>> START
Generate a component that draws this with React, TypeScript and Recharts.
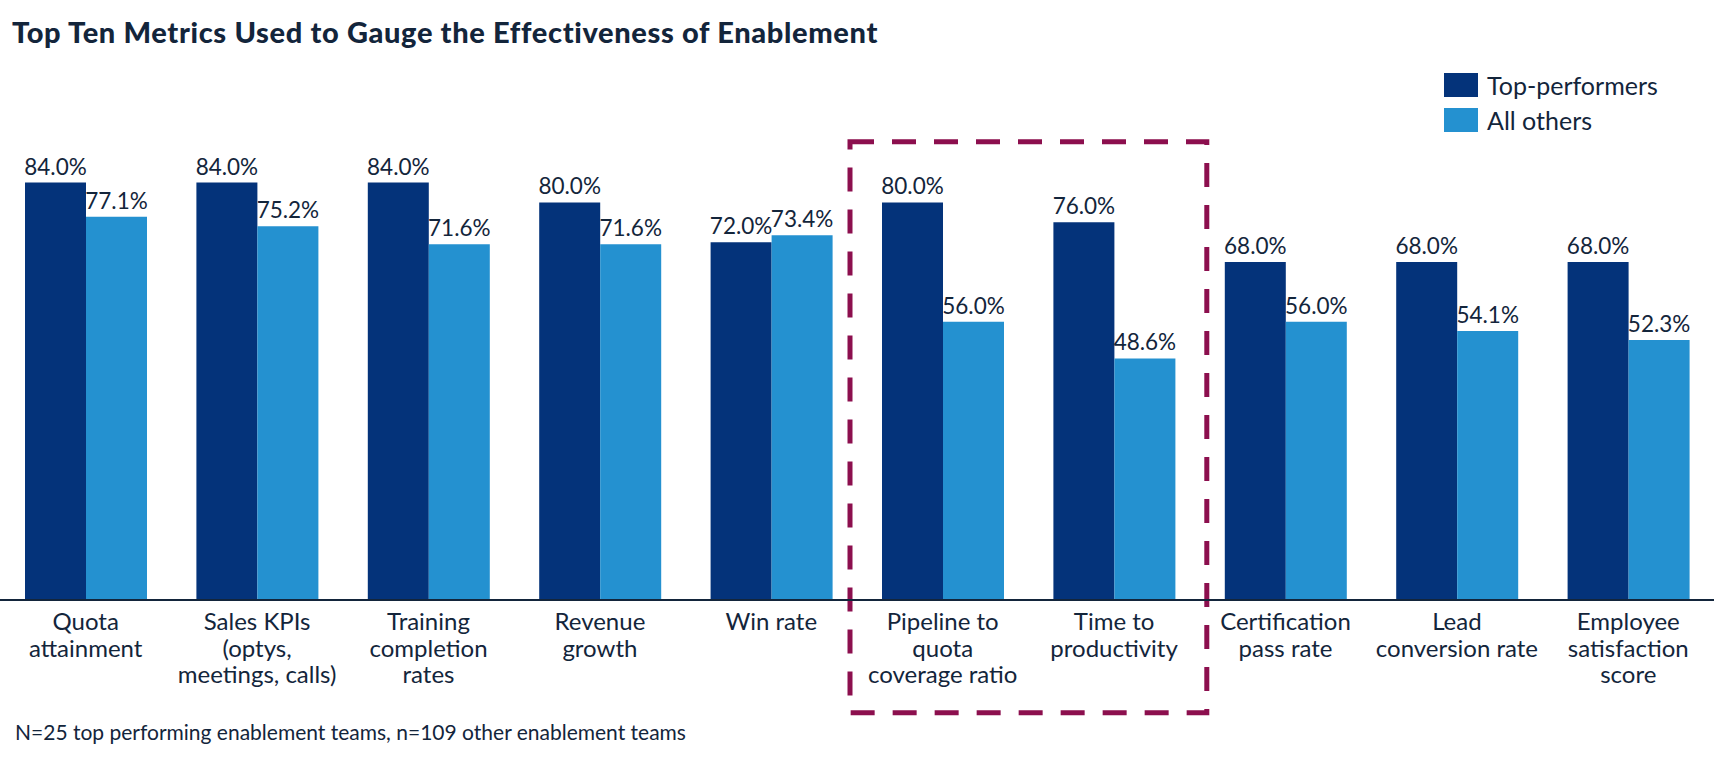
import React from "react";
import { BarChart, Bar, XAxis, YAxis, LabelList, ReferenceArea } from "recharts";

const categories = [
  "Quota\nattainment",
  "Sales KPIs\n(optys,\nmeetings, calls)",
  "Training\ncompletion\nrates",
  "Revenue\ngrowth",
  "Win rate",
  "Pipeline to\nquota\ncoverage ratio",
  "Time to\nproductivity",
  "Certification\npass rate",
  "Lead\nconversion rate",
  "Employee\nsatisfaction\nscore",
];
const topPerformers = [84.0, 84.0, 84.0, 80.0, 72.0, 80.0, 76.0, 68.0, 68.0, 68.0];
const allOthers = [77.1, 75.2, 71.6, 71.6, 73.4, 56.0, 48.6, 56.0, 54.1, 52.3];
const seriesNames = ["Top-performers", "All others"];
// the two metrics boxed in the original
const highlighted = [categories[5], categories[6]];
const highlightSpan = [-22.7, 92.2];

const TITLE = "Top Ten Metrics Used to Gauge the Effectiveness of Enablement";
const NOTE = "N=25 top performing enablement teams, n=109 other enablement teams";

const DARK = "#04337a";
const LIGHT = "#2491d0";
const TEXT = "#13253b";
const HIGHLIGHT = "#8c0f4e";
const FONT = "Lato, 'Open Sans', sans-serif";

const data = categories.map((name, i) => ({
  name,
  top: topPerformers[i],
  others: allOthers[i],
}));

const CategoryTick = ({ x, y, payload }: any) => {
  const lines = String(payload.value).split("\n");
  return (
    <text x={x} y={y} textAnchor="middle" fill={TEXT} fontSize={24} fontFamily={FONT}>
      {lines.map((l, i) => (
        <tspan key={i} x={x} dy={i === 0 ? 30 : 26.5}>
          {l}
        </tspan>
      ))}
    </text>
  );
};

const ValueLabel = (props: any) => {
  const { x, y, width, value } = props;
  return (
    <text x={x + width / 2} y={y - 8} textAnchor="middle" fill={TEXT} fontSize={22.5} fontFamily={FONT}>
      {Number(value).toFixed(1)}%
    </text>
  );
};

const DashedBox = (props: any) => {
  const { x, y, width, height } = props;
  const pad = 7;
  return (
    <rect
      x={x - pad}
      y={y}
      width={width + pad * 2}
      height={height}
      fill="none"
      stroke={HIGHLIGHT}
      strokeWidth={5}
      strokeDasharray="24 18"
    />
  );
};

export default function App() {
  return (
    <div style={{ position: "relative", width: 1726, height: 758, background: "#fff", fontFamily: FONT }}>
      <style>{`body{margin:0}`}</style>
      <div
        style={{
          position: "absolute",
          left: 12,
          top: 17,
          fontSize: 29,
          lineHeight: "29px",
          fontWeight: 900,
          letterSpacing: 0.65,
          color: TEXT,
          whiteSpace: "nowrap",
        }}
      >
        {TITLE}
      </div>

      <div style={{ position: "absolute", left: 1444, top: 73 }}>
        {seriesNames.map((s, i) => (
          <div key={s} style={{ display: "flex", alignItems: "center", height: 24, marginBottom: 11 }}>
            <div style={{ width: 34, height: 24, background: i === 0 ? DARK : LIGHT }} />
            <span style={{ marginLeft: 9, fontSize: 25, lineHeight: "24px", color: TEXT, whiteSpace: "nowrap" }}>
              {s}
            </span>
          </div>
        ))}
      </div>

      <div style={{ position: "absolute", top: 0, left: 0 }}>
        <BarChart
          width={1726}
          height={758}
          data={data}
          margin={{ top: 103, right: 12, left: 0, bottom: 0 }}
          barGap={0}
          barSize={61}
        >
          <XAxis
            dataKey="name"
            height={158}
            interval={0}
            tickLine={false}
            tickSize={0}
            tickMargin={0}
            axisLine={{ stroke: TEXT, strokeWidth: 2 }}
            tick={<CategoryTick />}
          />
          <YAxis hide domain={[0, 100]} />
          <Bar dataKey="top" name={seriesNames[0]} fill={DARK} isAnimationActive={false}>
            <LabelList dataKey="top" content={<ValueLabel />} />
          </Bar>
          <Bar dataKey="others" name={seriesNames[1]} fill={LIGHT} isAnimationActive={false}>
            <LabelList dataKey="others" content={<ValueLabel />} />
          </Bar>
          <ReferenceArea
            x1={highlighted[0]}
            x2={highlighted[1]}
            y1={highlightSpan[0]}
            y2={highlightSpan[1]}
            ifOverflow="visible"
            shape={<DashedBox />}
          />
        </BarChart>
      </div>

      <div
        style={{
          position: "absolute",
          left: 15,
          top: 721,
          fontSize: 21,
          lineHeight: "21px",
          color: TEXT,
          whiteSpace: "nowrap",
        }}
      >
        {NOTE}
      </div>
    </div>
  );
}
>> END
**What is expected:** Skip the pictures and restate exactly the lines from the beginning of the listing to the line with "YAxis, LabelList, ReferenceArea", that line included.

**Task output:**
Generate a component that draws this with React, TypeScript and Recharts.
import React from "react";
import { BarChart, Bar, XAxis, YAxis, LabelList, ReferenceArea } from "recharts";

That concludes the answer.